Required work: All of the lines below are to be printed again exactly; images are excluded from the output.

Supplied material:
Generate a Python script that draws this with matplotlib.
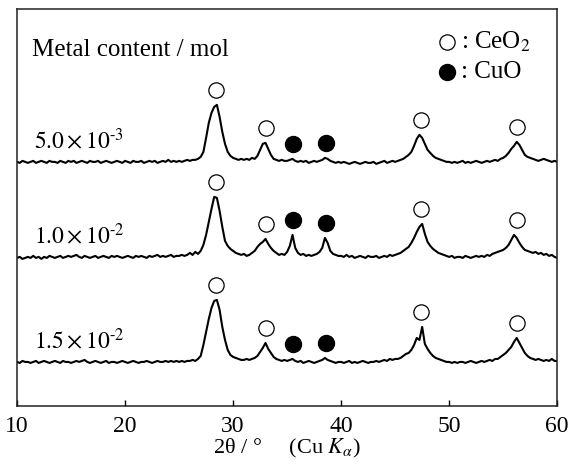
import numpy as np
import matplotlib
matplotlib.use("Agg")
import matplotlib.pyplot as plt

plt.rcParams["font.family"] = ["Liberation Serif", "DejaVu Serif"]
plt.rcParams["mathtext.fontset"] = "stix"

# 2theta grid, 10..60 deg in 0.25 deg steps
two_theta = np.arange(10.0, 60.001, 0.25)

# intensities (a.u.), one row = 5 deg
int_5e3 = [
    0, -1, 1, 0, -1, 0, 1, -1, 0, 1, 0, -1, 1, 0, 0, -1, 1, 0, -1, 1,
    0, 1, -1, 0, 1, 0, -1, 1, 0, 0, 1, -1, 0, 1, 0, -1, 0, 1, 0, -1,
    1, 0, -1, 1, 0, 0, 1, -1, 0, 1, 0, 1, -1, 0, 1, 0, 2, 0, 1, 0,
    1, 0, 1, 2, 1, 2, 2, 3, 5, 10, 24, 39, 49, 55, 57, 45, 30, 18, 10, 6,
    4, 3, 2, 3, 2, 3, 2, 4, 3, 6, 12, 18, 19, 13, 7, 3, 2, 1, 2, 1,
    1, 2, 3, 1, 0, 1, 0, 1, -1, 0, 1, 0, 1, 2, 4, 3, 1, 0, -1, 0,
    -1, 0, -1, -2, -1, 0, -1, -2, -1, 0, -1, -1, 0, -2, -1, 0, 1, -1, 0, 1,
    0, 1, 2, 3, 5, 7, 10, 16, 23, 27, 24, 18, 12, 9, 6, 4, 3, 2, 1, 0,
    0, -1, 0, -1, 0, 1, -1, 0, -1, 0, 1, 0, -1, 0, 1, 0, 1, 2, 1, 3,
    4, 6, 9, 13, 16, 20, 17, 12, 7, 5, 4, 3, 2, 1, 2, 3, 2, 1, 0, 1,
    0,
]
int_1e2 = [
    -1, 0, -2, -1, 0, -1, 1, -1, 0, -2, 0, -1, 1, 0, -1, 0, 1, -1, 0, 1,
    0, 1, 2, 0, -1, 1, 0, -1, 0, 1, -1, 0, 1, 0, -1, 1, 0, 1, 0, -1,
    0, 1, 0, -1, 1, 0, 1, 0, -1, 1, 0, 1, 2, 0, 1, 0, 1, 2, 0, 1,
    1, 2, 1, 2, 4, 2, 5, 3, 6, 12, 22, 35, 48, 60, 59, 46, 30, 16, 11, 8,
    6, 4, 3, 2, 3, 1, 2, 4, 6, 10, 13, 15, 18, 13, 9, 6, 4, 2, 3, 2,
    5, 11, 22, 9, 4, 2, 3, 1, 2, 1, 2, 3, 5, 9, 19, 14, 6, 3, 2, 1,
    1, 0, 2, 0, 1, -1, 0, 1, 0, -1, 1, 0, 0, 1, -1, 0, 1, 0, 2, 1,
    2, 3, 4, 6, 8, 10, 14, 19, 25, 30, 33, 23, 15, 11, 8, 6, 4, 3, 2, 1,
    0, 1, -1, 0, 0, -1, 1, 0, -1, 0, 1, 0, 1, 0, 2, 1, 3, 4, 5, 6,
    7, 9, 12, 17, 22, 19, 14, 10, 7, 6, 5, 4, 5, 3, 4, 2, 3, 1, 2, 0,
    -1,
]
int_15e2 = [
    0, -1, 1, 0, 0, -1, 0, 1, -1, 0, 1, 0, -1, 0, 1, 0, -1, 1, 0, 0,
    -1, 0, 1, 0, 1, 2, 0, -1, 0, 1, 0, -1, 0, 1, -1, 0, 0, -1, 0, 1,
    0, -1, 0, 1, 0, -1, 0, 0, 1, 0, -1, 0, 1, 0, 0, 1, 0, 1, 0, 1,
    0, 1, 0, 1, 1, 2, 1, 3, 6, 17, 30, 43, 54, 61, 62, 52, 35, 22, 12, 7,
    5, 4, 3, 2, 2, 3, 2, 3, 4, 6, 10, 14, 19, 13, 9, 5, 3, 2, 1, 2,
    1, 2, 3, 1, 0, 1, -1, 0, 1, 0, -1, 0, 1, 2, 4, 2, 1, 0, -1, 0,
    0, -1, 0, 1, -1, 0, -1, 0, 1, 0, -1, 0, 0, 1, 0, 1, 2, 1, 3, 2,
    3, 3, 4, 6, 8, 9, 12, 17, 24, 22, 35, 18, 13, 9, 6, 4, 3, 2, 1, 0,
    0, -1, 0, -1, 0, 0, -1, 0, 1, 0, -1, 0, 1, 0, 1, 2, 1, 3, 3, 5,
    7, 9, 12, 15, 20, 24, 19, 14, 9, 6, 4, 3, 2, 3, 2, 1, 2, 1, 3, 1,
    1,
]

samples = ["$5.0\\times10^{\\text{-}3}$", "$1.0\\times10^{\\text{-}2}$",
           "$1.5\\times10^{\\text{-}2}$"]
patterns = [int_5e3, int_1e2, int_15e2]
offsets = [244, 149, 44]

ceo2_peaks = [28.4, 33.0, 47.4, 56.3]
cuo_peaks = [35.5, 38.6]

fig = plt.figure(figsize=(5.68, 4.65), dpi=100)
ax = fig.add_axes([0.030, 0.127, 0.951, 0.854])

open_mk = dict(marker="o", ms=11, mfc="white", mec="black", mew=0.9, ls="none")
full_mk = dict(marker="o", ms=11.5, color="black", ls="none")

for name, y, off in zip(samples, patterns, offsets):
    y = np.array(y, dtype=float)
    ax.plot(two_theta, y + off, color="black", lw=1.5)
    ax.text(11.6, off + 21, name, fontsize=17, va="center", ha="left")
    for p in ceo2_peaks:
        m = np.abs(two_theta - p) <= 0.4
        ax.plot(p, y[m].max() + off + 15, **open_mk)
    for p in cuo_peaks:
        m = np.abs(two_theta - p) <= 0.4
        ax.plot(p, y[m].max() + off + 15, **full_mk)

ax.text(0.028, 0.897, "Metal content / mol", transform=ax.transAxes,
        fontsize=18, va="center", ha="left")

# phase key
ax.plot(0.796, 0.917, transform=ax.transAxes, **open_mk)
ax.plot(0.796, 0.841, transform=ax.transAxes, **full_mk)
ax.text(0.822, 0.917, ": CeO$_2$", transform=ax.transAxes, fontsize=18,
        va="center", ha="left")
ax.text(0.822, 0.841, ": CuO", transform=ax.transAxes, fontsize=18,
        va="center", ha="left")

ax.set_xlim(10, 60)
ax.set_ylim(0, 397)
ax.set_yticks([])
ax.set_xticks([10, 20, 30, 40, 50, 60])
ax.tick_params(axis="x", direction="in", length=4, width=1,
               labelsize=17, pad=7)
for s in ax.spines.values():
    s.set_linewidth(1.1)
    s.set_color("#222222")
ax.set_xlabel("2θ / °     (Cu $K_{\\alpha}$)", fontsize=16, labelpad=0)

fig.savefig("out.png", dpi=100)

Result:
Generate a Python script that draws this with matplotlib.
import numpy as np
import matplotlib
matplotlib.use("Agg")
import matplotlib.pyplot as plt

plt.rcParams["font.family"] = ["Liberation Serif", "DejaVu Serif"]
plt.rcParams["mathtext.fontset"] = "stix"

# 2theta grid, 10..60 deg in 0.25 deg steps
two_theta = np.arange(10.0, 60.001, 0.25)

# intensities (a.u.), one row = 5 deg
int_5e3 = [
    0, -1, 1, 0, -1, 0, 1, -1, 0, 1, 0, -1, 1, 0, 0, -1, 1, 0, -1, 1,
    0, 1, -1, 0, 1, 0, -1, 1, 0, 0, 1, -1, 0, 1, 0, -1, 0, 1, 0, -1,
    1, 0, -1, 1, 0, 0, 1, -1, 0, 1, 0, 1, -1, 0, 1, 0, 2, 0, 1, 0,
    1, 0, 1, 2, 1, 2, 2, 3, 5, 10, 24, 39, 49, 55, 57, 45, 30, 18, 10, 6,
    4, 3, 2, 3, 2, 3, 2, 4, 3, 6, 12, 18, 19, 13, 7, 3, 2, 1, 2, 1,
    1, 2, 3, 1, 0, 1, 0, 1, -1, 0, 1, 0, 1, 2, 4, 3, 1, 0, -1, 0,
    -1, 0, -1, -2, -1, 0, -1, -2, -1, 0, -1, -1, 0, -2, -1, 0, 1, -1, 0, 1,
    0, 1, 2, 3, 5, 7, 10, 16, 23, 27, 24, 18, 12, 9, 6, 4, 3, 2, 1, 0,
    0, -1, 0, -1, 0, 1, -1, 0, -1, 0, 1, 0, -1, 0, 1, 0, 1, 2, 1, 3,
    4, 6, 9, 13, 16, 20, 17, 12, 7, 5, 4, 3, 2, 1, 2, 3, 2, 1, 0, 1,
    0,
]
int_1e2 = [
    -1, 0, -2, -1, 0, -1, 1, -1, 0, -2, 0, -1, 1, 0, -1, 0, 1, -1, 0, 1,
    0, 1, 2, 0, -1, 1, 0, -1, 0, 1, -1, 0, 1, 0, -1, 1, 0, 1, 0, -1,
    0, 1, 0, -1, 1, 0, 1, 0, -1, 1, 0, 1, 2, 0, 1, 0, 1, 2, 0, 1,
    1, 2, 1, 2, 4, 2, 5, 3, 6, 12, 22, 35, 48, 60, 59, 46, 30, 16, 11, 8,
    6, 4, 3, 2, 3, 1, 2, 4, 6, 10, 13, 15, 18, 13, 9, 6, 4, 2, 3, 2,
    5, 11, 22, 9, 4, 2, 3, 1, 2, 1, 2, 3, 5, 9, 19, 14, 6, 3, 2, 1,
    1, 0, 2, 0, 1, -1, 0, 1, 0, -1, 1, 0, 0, 1, -1, 0, 1, 0, 2, 1,
    2, 3, 4, 6, 8, 10, 14, 19, 25, 30, 33, 23, 15, 11, 8, 6, 4, 3, 2, 1,
    0, 1, -1, 0, 0, -1, 1, 0, -1, 0, 1, 0, 1, 0, 2, 1, 3, 4, 5, 6,
    7, 9, 12, 17, 22, 19, 14, 10, 7, 6, 5, 4, 5, 3, 4, 2, 3, 1, 2, 0,
    -1,
]
int_15e2 = [
    0, -1, 1, 0, 0, -1, 0, 1, -1, 0, 1, 0, -1, 0, 1, 0, -1, 1, 0, 0,
    -1, 0, 1, 0, 1, 2, 0, -1, 0, 1, 0, -1, 0, 1, -1, 0, 0, -1, 0, 1,
    0, -1, 0, 1, 0, -1, 0, 0, 1, 0, -1, 0, 1, 0, 0, 1, 0, 1, 0, 1,
    0, 1, 0, 1, 1, 2, 1, 3, 6, 17, 30, 43, 54, 61, 62, 52, 35, 22, 12, 7,
    5, 4, 3, 2, 2, 3, 2, 3, 4, 6, 10, 14, 19, 13, 9, 5, 3, 2, 1, 2,
    1, 2, 3, 1, 0, 1, -1, 0, 1, 0, -1, 0, 1, 2, 4, 2, 1, 0, -1, 0,
    0, -1, 0, 1, -1, 0, -1, 0, 1, 0, -1, 0, 0, 1, 0, 1, 2, 1, 3, 2,
    3, 3, 4, 6, 8, 9, 12, 17, 24, 22, 35, 18, 13, 9, 6, 4, 3, 2, 1, 0,
    0, -1, 0, -1, 0, 0, -1, 0, 1, 0, -1, 0, 1, 0, 1, 2, 1, 3, 3, 5,
    7, 9, 12, 15, 20, 24, 19, 14, 9, 6, 4, 3, 2, 3, 2, 1, 2, 1, 3, 1,
    1,
]

samples = ["$5.0\\times10^{\\text{-}3}$", "$1.0\\times10^{\\text{-}2}$",
           "$1.5\\times10^{\\text{-}2}$"]
patterns = [int_5e3, int_1e2, int_15e2]
offsets = [244, 149, 44]

ceo2_peaks = [28.4, 33.0, 47.4, 56.3]
cuo_peaks = [35.5, 38.6]

fig = plt.figure(figsize=(5.68, 4.65), dpi=100)
ax = fig.add_axes([0.030, 0.127, 0.951, 0.854])

open_mk = dict(marker="o", ms=11, mfc="white", mec="black", mew=0.9, ls="none")
full_mk = dict(marker="o", ms=11.5, color="black", ls="none")

for name, y, off in zip(samples, patterns, offsets):
    y = np.array(y, dtype=float)
    ax.plot(two_theta, y + off, color="black", lw=1.5)
    ax.text(11.6, off + 21, name, fontsize=17, va="center", ha="left")
    for p in ceo2_peaks:
        m = np.abs(two_theta - p) <= 0.4
        ax.plot(p, y[m].max() + off + 15, **open_mk)
    for p in cuo_peaks:
        m = np.abs(two_theta - p) <= 0.4
        ax.plot(p, y[m].max() + off + 15, **full_mk)

ax.text(0.028, 0.897, "Metal content / mol", transform=ax.transAxes,
        fontsize=18, va="center", ha="left")

# phase key
ax.plot(0.796, 0.917, transform=ax.transAxes, **open_mk)
ax.plot(0.796, 0.841, transform=ax.transAxes, **full_mk)
ax.text(0.822, 0.917, ": CeO$_2$", transform=ax.transAxes, fontsize=18,
        va="center", ha="left")
ax.text(0.822, 0.841, ": CuO", transform=ax.transAxes, fontsize=18,
        va="center", ha="left")

ax.set_xlim(10, 60)
ax.set_ylim(0, 397)
ax.set_yticks([])
ax.set_xticks([10, 20, 30, 40, 50, 60])
ax.tick_params(axis="x", direction="in", length=4, width=1,
               labelsize=17, pad=7)
for s in ax.spines.values():
    s.set_linewidth(1.1)
    s.set_color("#222222")
ax.set_xlabel("2θ / °     (Cu $K_{\\alpha}$)", fontsize=16, labelpad=0)

fig.savefig("out.png", dpi=100)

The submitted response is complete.